Mar 16, 2005 00:16
There is so much I want to say. I wanted to respond to (I think it was Maggie's) the post in TJMC, but I decided not to, mostly cuz I can say more here:
This one time, at band camp, I slept with my best friend.
This one time, at band camp, my best friend accidentally used my toothbrush.
This one time, at band camp, I had one of the best times of my life.
This one time, at band camp, I saw a shooting star with my new friend.
This one time, at band camp, I remember waking up insanely early and still being late to rookie drill.
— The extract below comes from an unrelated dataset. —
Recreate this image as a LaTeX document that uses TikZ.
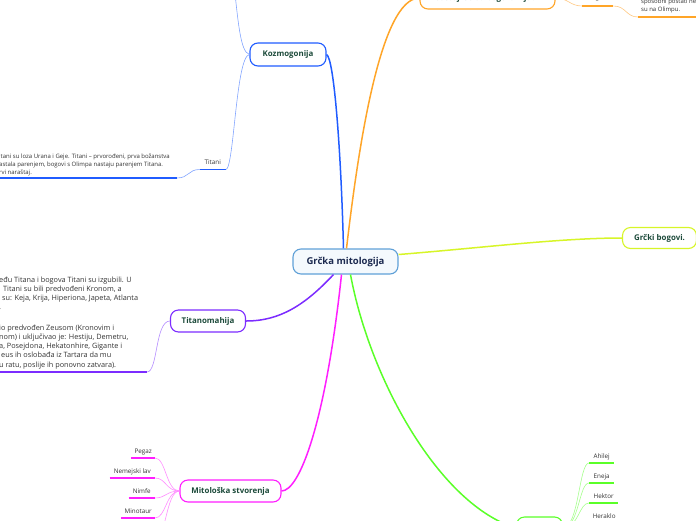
\documentclass[tikz,border=0pt]{standalone}
\usepackage{fontspec}
\setmainfont{Open Sans}
\usepackage{tikz}
\usetikzlibrary{positioning}
\definecolor{CoreLine}{RGB}{95,160,215}
\definecolor{CoreFill}{RGB}{244,249,253}
\definecolor{CoreInk}{RGB}{28,42,80}
\definecolor{TopicInk}{RGB}{28,74,58}
\definecolor{LeafInk}{RGB}{50,50,50}
\definecolor{KozBlue}{RGB}{32,92,255}
\definecolor{KozTwig}{RGB}{130,165,255}
\definecolor{SastOrange}{RGB}{255,165,40}
\definecolor{SastTwig}{RGB}{255,200,130}
\definecolor{BogYellow}{RGB}{215,245,40}
\definecolor{TitPurple}{RGB}{124,44,255}
\definecolor{TitTwig}{RGB}{180,140,255}
\definecolor{StvMagenta}{RGB}{255,30,255}
\definecolor{StvTwig}{RGB}{255,140,255}
\definecolor{JunGreen}{RGB}{90,255,40}
\definecolor{JunTwig}{RGB}{165,255,140}

\begin{document}
\begin{tikzpicture}[x=1pt, y=-1pt,
    topic/.style={rectangle, rounded corners=8pt, line width=1.1pt, fill=white,
                  minimum height=22pt, inner xsep=6pt,
                  font=\fontsize{7.9}{10}\selectfont\bfseries, text=TopicInk},
    leaf/.style={inner xsep=3pt, inner ysep=3pt, text height=4.5pt, text depth=1.5pt,
                 font=\fontsize{6.3}{7}\selectfont, text=LeafInk},
    note/.style={inner sep=0pt, align=left, text=LeafInk},
    trunk/.style={line width=1.5pt},
    twig/.style={line width=0.6pt},
    uline/.style={line width=1.8pt}
  ]
  \useasboundingbox (0,0) rectangle (696,520);
  \clip (0,0) rectangle (696,520);

  % main topics
  \node[topic, draw=CoreLine, fill=CoreFill, text=CoreInk, minimum width=105pt,
        minimum height=25pt, font=\fontsize{9.5}{11}\selectfont\bfseries]
        (grcka) at (345.5,261.5) {Grčka mitologija};
  \node[topic, draw=KozBlue, minimum width=76pt, minimum height=23pt]
        (kozmo) at (288,54.5) {Kozmogonija};
  \node[topic, draw=SastOrange, minimum width=135pt]
        (sastav) at (487.5,-2) {Sastoji se od bogova i ljudi};
  \node[topic, draw=BogYellow, minimum width=74pt, minimum height=21pt]
        (bogovi) at (659.5,238) {Grčki bogovi.};
  \node[topic, draw=TitPurple, minimum width=75pt]
        (titano) at (208,321) {Titanomahija};
  \node[topic, draw=StvMagenta, minimum width=101pt]
        (stvor) at (230.5,491) {Mitološka stvorenja};
  \node[topic, draw=JunGreen, minimum width=46pt]
        (junaci) at (539.5,528) {Junaci};

  \draw[trunk, KozBlue] ([xshift=-2pt]grcka.north)
        .. controls (341,150) and (334,58) .. (kozmo.east);
  \draw[trunk, SastOrange] ([xshift=1pt]grcka.north)
        .. controls (358,150) and (380,-2) .. (sastav.west);
  \draw[trunk, BogYellow] ([yshift=7pt]grcka.east)
        .. controls (480,248) and (560,238) .. (bogovi.west);
  \draw[trunk, TitPurple] ([xshift=-12pt]grcka.south)
        .. controls (305,305) and (280,321) .. (titano.east);
  \draw[trunk, StvMagenta] ([xshift=-4pt]grcka.south)
        .. controls (326,420) and (300,491) .. (stvor.east);
  \draw[trunk, JunGreen] ([xshift=5pt]grcka.south)
        .. controls (370,380) and (440,505) .. (junaci.west);

  % Kozmogonija
  \coordinate (kozUp) at (233,-25);
  \draw[twig, KozTwig] (kozmo.west) .. controls (240,52) and (238,20) .. (kozUp);
  \node[leaf, anchor=south east, minimum width=26pt] (titani) at (226,169.5) {Titani};
  \draw[uline, KozBlue] (titani.south west) -- (titani.south east);
  \draw[twig, KozTwig] (kozmo.west) .. controls (236,56) and (234,168) .. (titani.south east);
  \node[note, anchor=south west, font=\fontsize{6}{8}\selectfont] (titaniNote) at (-1,176)
        {itani su loza Urana i Geje. Titani – prvorođeni, prva božanstva\\
         astala parenjem, bogovi s Olimpa nastaju parenjem Titana.\\
         rvi naraštaj.};
  \coordinate (titaniEnd) at (177,178);
  \draw[twig, KozTwig] (titani.south west) .. controls (188,169.5) and (189,178) .. (titaniEnd);
  \draw[uline, KozBlue] (titaniNote.south west |- titaniEnd) -- (titaniEnd);

  % Titanomahija
  \node[note, anchor=south west, font=\fontsize{7.3}{9.2}\selectfont] (titanoNote) at (-1,369)
        {eđu Titana i bogova Titani su izgubili. U\\
         \hspace{4pt}Titani su bili predvođeni Kronom, a\\
         \hspace{3pt}su: Keja, Krija, Hiperiona, Japeta, Atlanta\\
         .\\[2pt]
         \\
         io predvođen Zeusom (Kronovim i\\
         nom) i uključivao je: Hestiju, Demetru,\\
         a, Posejdona, Hekatonhire, Gigante i\\
         \hspace{2pt}eus ih oslobađa iz Tartara da mu\\
         u ratu, poslije ih ponovno zatvara).};
  \coordinate (titanoEnd) at (147,372);
  \draw[twig, TitTwig] (titano.west) .. controls (155,321) and (158,372) .. (titanoEnd);
  \draw[uline, TitPurple] (titanoNote.south west |- titanoEnd) -- (titanoEnd);

  % Mitološka stvorenja
  \node[leaf, anchor=south east, minimum width=22pt] (pegaz) at (155,458) {Pegaz};
  \node[leaf, anchor=south east, minimum width=45pt] (lav) at (155,478) {Nemejski lav};
  \node[leaf, anchor=south east, minimum width=26pt] (nimfe) at (155,498) {Nimfe};
  \node[leaf, anchor=south east, minimum width=31pt] (minotaur) at (155,518) {Minotaur};
  \coordinate (stvorDown) at (155,540);
  \draw[uline, StvMagenta] (pegaz.south west) -- (pegaz.south east);
  \draw[uline, StvMagenta] (lav.south west) -- (lav.south east);
  \draw[uline, StvMagenta] (nimfe.south west) -- (nimfe.south east);
  \draw[uline, StvMagenta] (minotaur.south west) -- (minotaur.south east);
  \draw[twig, StvTwig] (stvor.west) .. controls (166,491) and (166,458) .. (pegaz.south east);
  \draw[twig, StvTwig] (stvor.west) .. controls (166,491) and (166,478) .. (lav.south east);
  \draw[twig, StvTwig] (stvor.west) .. controls (166,491) and (166,498) .. (nimfe.south east);
  \draw[twig, StvTwig] (stvor.west) .. controls (166,491) and (166,518) .. (minotaur.south east);
  \draw[twig, StvTwig] (stvor.west) .. controls (166,491) and (166,540) .. (stvorDown);

  % Junaci
  \node[leaf, anchor=south west, minimum width=25pt] (ahilej) at (589,463) {Ahilej};
  \node[leaf, anchor=south west, minimum width=25pt] (eneja) at (589,483) {Eneja};
  \node[leaf, anchor=south west, minimum width=29pt] (hektor) at (589,503) {Hektor};
  \node[leaf, anchor=south west, minimum width=30pt] (heraklo) at (589,523) {Heraklo};
  \draw[uline, JunGreen] (ahilej.south west) -- (ahilej.south east);
  \draw[uline, JunGreen] (eneja.south west) -- (eneja.south east);
  \draw[uline, JunGreen] (hektor.south west) -- (hektor.south east);
  \draw[uline, JunGreen] (heraklo.south west) -- (heraklo.south east);
  \draw[twig, JunTwig] (junaci.east) .. controls (579,527) and (579,463) .. (ahilej.south west);
  \draw[twig, JunTwig] (junaci.east) .. controls (579,527) and (579,483) .. (eneja.south west);
  \draw[twig, JunTwig] (junaci.east) .. controls (579,527) and (579,503) .. (hektor.south west);
  \draw[twig, JunTwig] (junaci.east) .. controls (579,527) and (579,523) .. (heraklo.south west);

  % Sastav
  \node[leaf, anchor=south west, minimum width=31pt, inner ysep=5pt] (bogLeaf) at (582,6) {Bogovi};
  \draw[uline, SastOrange] (bogLeaf.south west) -- (bogLeaf.south east);
  \draw[twig, SastTwig] (sastav.east) .. controls (568,-2) and (570,6) .. (bogLeaf.south west);
  \node[note, anchor=south west, font=\fontsize{6}{8}\selectfont] (olimpNote) at (641,13.5)
        {sposobni postati ne\\su na Olimpu.};
  \coordinate (olimpEnd) at (638,17);
  \coordinate (olimpFar) at (710,17);
  \draw[twig, SastTwig] (bogLeaf.south east) .. controls (626,6) and (626,17) .. (olimpEnd);
  \draw[uline, SastOrange] (olimpEnd) -- (olimpFar);
\end{tikzpicture}
\end{document}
This one time, at band camp, I danced crazily with my friend during a slow song.
I could go on and on.
I've been really nostalgic the last couple days. I remember how hard it was to graduate. It hurts now too that I'm not there for everyone who's graduating now. I won't be able to go to graduation, either. I miss the first half of senior year. Well. More like I miss the fun of the second half plus the lack of insane amounts of drama in the second half. I remember the crazy "fight" I had with Al in that second half. So weird. Being at college makes that impossible.
I think losing touch with someone and then talking to them again makes stuff really odd. It's like...awkward at times, but sometimes it's crazy how natural it feels. Without even trying. I'm fucking rambling because I can't figure out what I want to say. I know who I want to say this to, but I know that I shouldn't and I can't and I wouldn't know what to say anyway. I don't know what I want, but that's a good thing because even if I knew, I wouldn't be able to get it.
I'm coming to UVA this weekend for the Blue Ridge Boogie thing, this swing dance workshop. So I'll be there (it's in Newcomb) for most of the time, aka Saturday, but I'm trying to get a ride down on Friday, so let me know if you want to hang out. (Even if I saw you less than a week ago:)).